New IRA suspected as two arrested over Northern Ireland car bomb
Police say Derry investigation focusing on dissident Irish republicans opposed to 1998 peace deal
Two men were arrested early on Sunday over a car bomb attack in the Northern Irish city of Londonderry as police said were looking into whether the New IRA militant group was responsible.
The men, both in their twenties, were detained hours after the explosion on Saturday evening outside Derry's courthouse, said Police Service of Northern Ireland Assistant Chief Constable Mark Hamilton.
“Fortunately it didn’t kill anybody but clearly it was a very significant attempt to kill people here in this community,” he said.
Mr Hamilton said the main focus of the investigation was on the New IRA – one of a small number of groups opposed to a 1998 peace deal that largely ended three decades of violence in the British-run province. They have carried out sporadic attacks in recent years.
Saturday’s blast came at a time when police in both Northern Ireland and the Republic of Ireland warned that a return to a hard border between the two after Brexit, complete with customs and other checks, could be a target for militant groups.
Politicians from all sides – including Sinn Fein, the former political wing of the Irish Republican Army – condemned the explosion.
“Shame on you. Shame on you and stop,” said Sinn Fein leader Mary Lou McDonald. She told BBC Northern Ireland that the blast was an “outrageous attack”.
Police said they were given only minutes to move children and hundreds of hotel guests before the detonation of what they described as a highly unstable, crude device that could have exploded at any time.
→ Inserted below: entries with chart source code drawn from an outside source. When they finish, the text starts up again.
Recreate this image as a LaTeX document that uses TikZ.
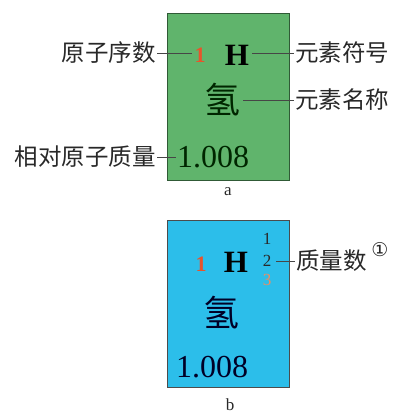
\documentclass[tikz,border=0pt]{standalone}
\usepackage{fontspec}
\setmainfont{Liberation Serif}
\newfontfamily\cjk{Noto Sans CJK SC}
\newfontfamily\symf{DejaVu Sans}
\definecolor{boxgreen}{RGB}{96,180,108}
\definecolor{boxblue}{RGB}{44,190,234}
\definecolor{numred}{RGB}{232,84,44}
\definecolor{numorange}{RGB}{240,140,96}
\definecolor{txt}{RGB}{40,40,40}
\definecolor{lead}{RGB}{70,70,70}
\tikzset{
  elbox/.style={draw=#1!50!black, fill=#1, line width=0.8pt, minimum width=122pt, minimum height=167pt, inner sep=0pt},
  lab/.style={font=\cjk\fontsize{23.5}{25}\selectfont, text=txt, inner sep=1pt},
  anum/.style={font=\bfseries\fontsize{22}{24}\selectfont, text=numred, inner sep=2pt},
  sym/.style={font=\bfseries\fontsize{31}{33}\selectfont, text=black, inner sep=3pt},
  ename/.style={font=\cjk\fontsize{36}{38}\selectfont, text=black!85!green, inner sep=3pt},
  mass/.style={font=\fontsize{32}{34}\selectfont, text=black!85!green, inner sep=1pt},
  iso/.style={font=\fontsize{17}{18}\selectfont, inner sep=1pt},
  leadline/.style={draw=lead, line width=0.8pt},
  subcap/.style={font=\fontsize{17}{18}\selectfont, text=txt, inner sep=0pt}
}
\begin{document}
\begin{tikzpicture}[x=1pt,y=-1pt]
\useasboundingbox (0,0) rectangle (396,413);
% box a
\node[elbox=boxgreen] (boxA) at (228,96.5) {};
\node[anum] (numA) at (200,55) {1};
\node[sym] (HA) at (237,55) {H};
\node[ename] (qA) at (222,100) {氢};
\node[mass] (mA) at (213,157) {1.008};
\node[lab, anchor=east] (l1) at (157,53) {原子序数};
\node[lab, anchor=west] (l2) at (294,53) {元素符号};
\node[lab, anchor=west] (l3) at (294,100) {元素名称};
\node[lab, anchor=east] (l4) at (157,157) {相对原子质量};
\draw[leadline] (l1.east) -- (numA.west |- l1.east);
\draw[leadline] (HA.east |- l2.west) -- (l2.west);
\draw[leadline] (qA.east |- l3.west) -- (l3.west);
\draw[leadline] (l4.east) -- (mA.west |- l4.east);
\node[subcap] (ca) at (228,192) {a};
% box b
\node[elbox=boxblue, draw=black!70] (boxB) at (228,303.5) {};
\node[anum] (numB) at (201,264) {1};
\node[sym] (HB) at (236,262) {H};
\node[iso, text=txt] (i1) at (267,239) {1};
\node[iso, text=txt, inner sep=5pt] (i2) at (267,261) {2};
\node[iso, text=numorange] (i3) at (267,280) {3};
\node[ename, text=black!85!blue] (qB) at (221,313) {氢};
\node[mass, text=black!85!blue] (mB) at (212,367) {1.008};
\node[lab, anchor=west] (l5) at (295,261) {质量数};
\node[font=\symf\fontsize{19}{20}\selectfont, text=txt, inner sep=0pt] (c1) at (380,250) {①};
\draw[leadline] (i2.east) -- (l5.west);
\node[subcap] (cb) at (230,405) {b};
\end{tikzpicture}
\end{document}
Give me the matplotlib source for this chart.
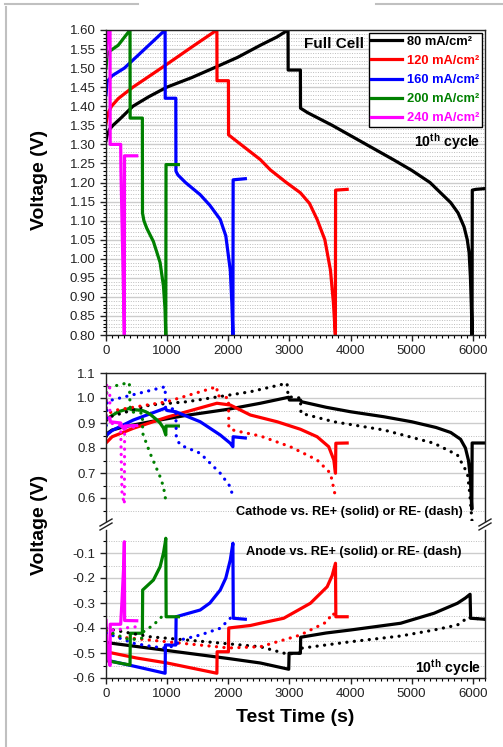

Officers on patrol spotted a suspicious vehicle at the scene at about 7.55pm GMT, then received a warning five minutes later that a device had been left there.
“We moved immediately to begin evacuating people from nearby buildings including hundreds of hotel guests, 150 people from the Masonic Hall and a large number of children from a church youth club,” Mr Hamilton said.
The pizza delivery vehicle was completely destroyed by the blast just 10 minutes later. The van had been hijacked nearby by two armed men about two hours earlier, police said. Nobody was injured in the explosion.
Mr Hamilton said he thought the attack marked a continuation of dissident republican campaigns, rather than an escalation.
“The New IRA, like most dissident republican groups in Northern Ireland, are small, largely unrepresentative, and just determined to drag people back to somewhere they don’t want to be,” he said.
The most recent fatal attack involving a car bomb was in 2016 when the New IRA killed a prison officer with a bomb left under his van in Belfast.
About 3,600 people died in a conflict that was fought between mainly Protestant unionists who want Northern Ireland to remain part of the United Kingdom and predominantly Catholic Irish nationalists.
“There is no doubt that in terms of the Brexit element, there will be a section within our communities who will want to exploit that and use that to further their own objectives but I wouldn’t put that as the sole purpose,” Gary Middleton, a local Democratic Unionist Party member of Northern Ireland’s devolved government, told Reuters at the scene.